Identifying latent workforce capacities for extreme heat resilience: An artificial intelligence assisted approach

Abstract

Extreme heat events, intensified by climate change, pose critical challenges to public health, infrastructure, and workforce resilience. Despite the urgency of these challenges, there is no systematic framework to identify workforce adaptive capacities that can help build regional heat resilience. This study introduces a novel large language model assisted approach, using task-level data from the O*NET dataset, to identify workforce capacities that enhance heat resilience. By defining heat-solution tasks as activities mitigating heat impacts, protecting public health, or improving infrastructure, we classify heat-solution occupations and dual-impact occupations, which are both vulnerable to heat and critical to heat resilience. A case study of the state of Arizona in the United States analyzed 16,398 tasks across 663 occupations, identifying 110 heat-solution occupations (about 14 % of Arizona’ workforce) and 31 dual-impact occupations.
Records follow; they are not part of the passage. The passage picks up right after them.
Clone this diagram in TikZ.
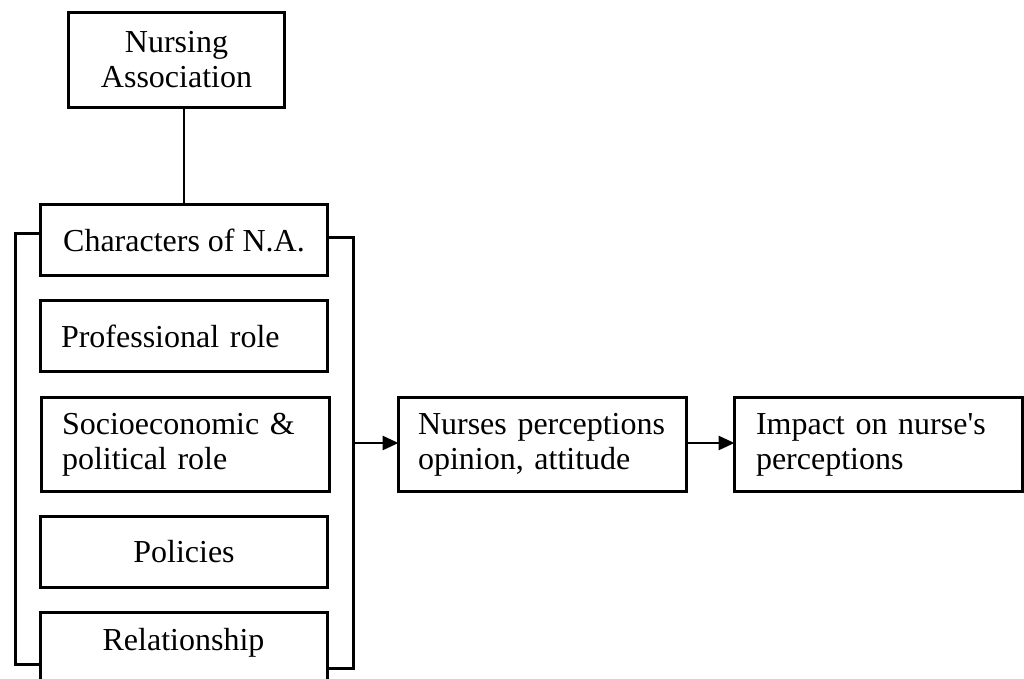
\documentclass[tikz,border=0pt]{standalone}
\usepackage{fontspec}
\setmainfont{Liberation Serif}
\usetikzlibrary{arrows.meta}
\begin{document}
\begin{tikzpicture}[x=1pt,y=-1pt,
  box/.style={draw, line width=3.4pt, anchor=north west, inner sep=0pt, outer sep=0pt, font=\fontsize{32}{35}\selectfont},
  cbox/.style={box, align=center},
  lbox/.style={box, align=left},
  txt/.style={inner sep=0pt, font=\fontsize{32}{35}\selectfont},
  conn/.style={line width=2.2pt},
  brk/.style={line width=3pt, line join=miter},
  arr/.style={line width=2.8pt, -{Triangle[length=16pt,width=14pt]}}]
\clip (0,0) rectangle (1024,679);
\fill[white] (0,0) rectangle (1024,679);
\node[cbox, minimum width=216pt, minimum height=95pt] (na) at (68.5,12.5) {Nursing\\Association};
\node[cbox, minimum width=287pt, minimum height=71pt] (ch) at (40.5,204.5) {Characters of N.A.};
\node[lbox, minimum width=287pt, minimum height=71pt, inner xsep=20.5pt, text width=246pt] (pr) at (40.5,300.5) {Professional role};
\node[lbox, minimum width=288pt, minimum height=94pt, inner xsep=20.5pt, text width=247pt] (so) at (41.5,397.5) {Socioeconomic \&\\political role};
\node[cbox, minimum width=287pt, minimum height=71pt] (po) at (40.5,516.5) {Policies};
\node[box, minimum width=287pt, minimum height=100pt] (re) at (40.5,612.5) {};
\node[txt] (ret) at (183.5,643) {Relationship};
\node[lbox, minimum width=288pt, minimum height=94pt, inner xsep=19.5pt, text width=249pt] (np) at (398.5,397.5) {Nurses perceptions\\opinion, attitude};
\node[lbox, minimum width=288pt, minimum height=94pt, inner xsep=21.5pt, text width=245pt] (im) at (734.5,397.5) {Impact on nurse\textquotesingle s\\perceptions};
\draw[conn] (ch.north |- na.south) -- (ch.north);
\draw[brk] (ch.west |- 0,233) -- (15.5,233) -- (15.5,664) -- (re.west |- 0,664);
\draw[brk] (ch.east |- 0,237) -- (353.5,237) -- (353.5,668) -- (re.east |- 0,668);
\coordinate (br) at (353.5,443);
\draw[arr] (br) -- (br -| np.west);
\draw[arr] (np.east |- br) -- (im.west |- br);
\end{tikzpicture}
\end{document}
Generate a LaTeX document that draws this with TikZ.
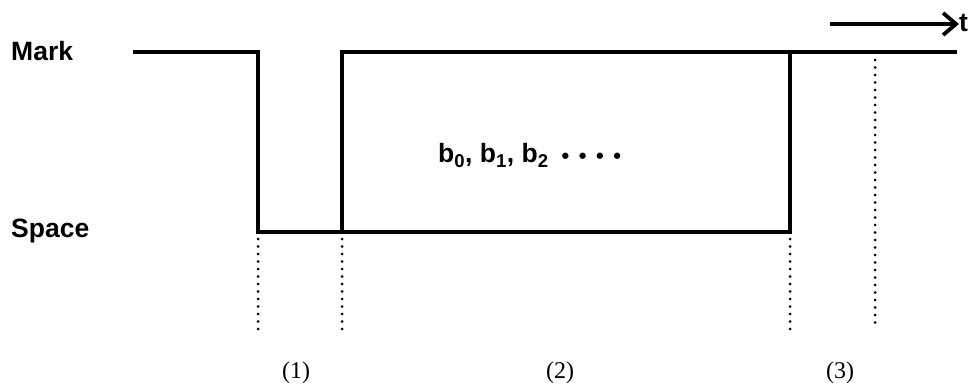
\documentclass[tikz,border=0pt]{standalone}
\usepackage{fontspec}
\setmainfont{Liberation Sans}
\newfontfamily\periodfont{Liberation Serif}
\usetikzlibrary{arrows.meta}

\begin{document}
\begin{tikzpicture}[
		x=1pt, y=-1pt,
		level/.style={
			font=\bfseries\fontsize{26.5}{30}\selectfont,
			anchor=base west,
			inner sep=0pt
		},
		period/.style={font=\periodfont\fontsize{24}{28}\selectfont, inner sep=0pt},
		signal/.style={line width=3.6pt, line join=miter},
		boundary/.style={line width=3pt, dash pattern=on 0pt off 7.5pt, line cap=round},
		timearrow/.style={-{Straight Barb[length=13pt, width=22pt, line width=3.8pt]}, line width=3.8pt}
		]
		
		\useasboundingbox (0,0) rectangle (973,390);
		
		% levels
		\node[level] (mark) at (11,61) {Mark};
		\node[level] (space) at (11,237) {Space};
		
		% waveform corners
		\coordinate (start) at (133,52);
		\coordinate (fallA) at (258,52);
		\coordinate (lowA) at (258,232);
		\coordinate (lowB) at (342,232);
		\coordinate (highB) at (342,52);
		\coordinate (lowC) at (790,232);
		\coordinate (highC) at (790,52);
		\coordinate (stop) at (957,52);
		
		\draw[signal] (start) -- (fallA) -- (lowA) -- (lowC) -- (highC);
		\draw[signal] (lowB) -- (highB) -- (stop);
		
		% period boundaries
		\coordinate (endA) at (258,330);
		\coordinate (endB) at (342,330);
		\coordinate (endC) at (790,330);
		\coordinate (topD) at (875,60);
		\coordinate (endD) at (875,330);
		
		\draw[boundary] ([yshift=8pt]lowA) -- (endA);
		\draw[boundary] ([yshift=8pt]lowB) -- (endB);
		\draw[boundary] ([yshift=8pt]lowC) -- (endC);
		\draw[boundary] (topD) -- (endD);
		
		% data bits
		\node[level] (bits) at (438,163) {b\textsubscript{0}, b\textsubscript{1}, b\textsubscript{2}\hspace{13pt}{\fontsize{22}{22}\selectfont\raisebox{-1pt}{•\hspace{9.5pt}•\hspace{9.5pt}•\hspace{9.5pt}•}}};
		
		% time axis
		\coordinate (tstart) at (830,24);
		\node[level] (time) at (959,32) {t};
		\draw[timearrow] (tstart) -- (time.west |- tstart);
		
		% periods
		\node[period] (p1) at (296,373) {(1)};
		\node[period] (p2) at (560,373) {(2)};
		\node[period] (p3) at (840,373) {(3)};
		
	\end{tikzpicture}
\end{document}
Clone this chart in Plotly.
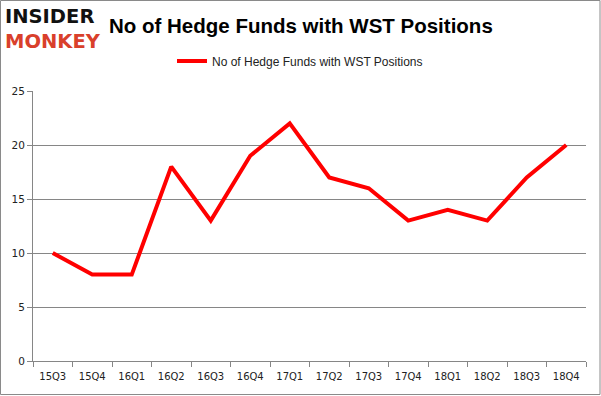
import plotly.graph_objects as go

quarters = ["15Q3", "15Q4", "16Q1", "16Q2", "16Q3", "16Q4", "17Q1", "17Q2",
            "17Q3", "17Q4", "18Q1", "18Q2", "18Q3", "18Q4"]
funds = [10, 8, 8, 18, 13, 19, 22, 17, 16, 13, 14, 13, 17, 20]
series_name = "No of Hedge Funds with WST Positions"
title_text = "No of Hedge Funds with WST Positions"

W, H = 601, 396
ML, MR, MT, MB = 33, 15, 91, 35
pw, ph = W - ML - MR, H - MT - MB

def px(x):
    return (x - ML) / pw

def py(y):
    return (H - MB - y) / ph

fig = go.Figure()
fig.add_trace(go.Scatter(
    x=quarters, y=funds, mode="lines", name=series_name,
    line=dict(color="#ff0000", width=4),
))

grid = "#868686"
fig.update_layout(
    width=W, height=H,
    margin=dict(l=ML, r=MR, t=MT, b=MB, autoexpand=False),
    paper_bgcolor="white", plot_bgcolor="white",
    showlegend=True,
    legend=dict(orientation="h", x=px(300), xanchor="center", y=py(61), yanchor="middle",
                font=dict(family="Liberation Sans, Arial", size=12, color="#222"),
                bgcolor="rgba(0,0,0,0)"),
    xaxis=dict(type="category", showgrid=False, showline=True, linecolor=grid, linewidth=1,
               ticks="outside", tickson="boundaries", ticklen=5, tickcolor=grid,
               ticklabelstandoff=6,
               tickfont=dict(family="DejaVu Sans, Verdana", size=10, color="#222"),
               range=[-0.5, 13.5]),
    yaxis=dict(range=[0, 25], dtick=5, showgrid=True, gridcolor=grid, gridwidth=1,
               showline=True, linecolor=grid, linewidth=1, ticks="outside", ticklen=5,
               tickcolor=grid, zeroline=False,
               tickfont=dict(family="DejaVu Sans, Verdana", size=10.5, color="#222")),
    annotations=[
        dict(text="<b>" + title_text + "</b>", xref="paper", yref="paper",
             x=px(301), y=py(25), xanchor="center", yanchor="middle", showarrow=False,
             font=dict(family="Liberation Sans, Arial", size=20.5, color="black")),
        dict(text="<b>INSIDER</b><br><b><span style='color:#d9402b'>MONKEY</span></b>",
             xref="paper", yref="paper", align="left",
             x=px(3), y=py(29), xanchor="left", yanchor="middle", showarrow=False,
             font=dict(family="DejaVu Sans", size=19.5, color="#111")),
    ],
    shapes=[dict(type="rect", xref="paper", yref="paper",
                 x0=px(0.5), x1=px(600), y0=py(394.5), y1=py(0.5),
                 line=dict(color="#8a8a8a", width=1), layer="below")],
)

fig.write_html("out.html", config={"displayModeBar": False},
               post_script="document.body.style.margin='0';")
The study reveals how energy-relevant occupations, such as HVAC technicians, solar installers, and retrofit specialists, contribute to climate adaptation, linking occupational roles to the clean energy transition and resilient infrastructure. By leveraging large language models, our method provides a scalable, AI-powered tool to analyze workforce data and identify capacities necessary for energy efficiency and hazard resilience. The findings not only demonstrate the potential of large language models in workforce analysis but also contributed to shaping Arizona’s first Extreme Heat Preparedness Plan. This study offers a scalable method to uncover latent capacities and informs policies on workforce development, safety regulations, and climate-resilient infrastructure, serving as a model for other regions facing similar challenges.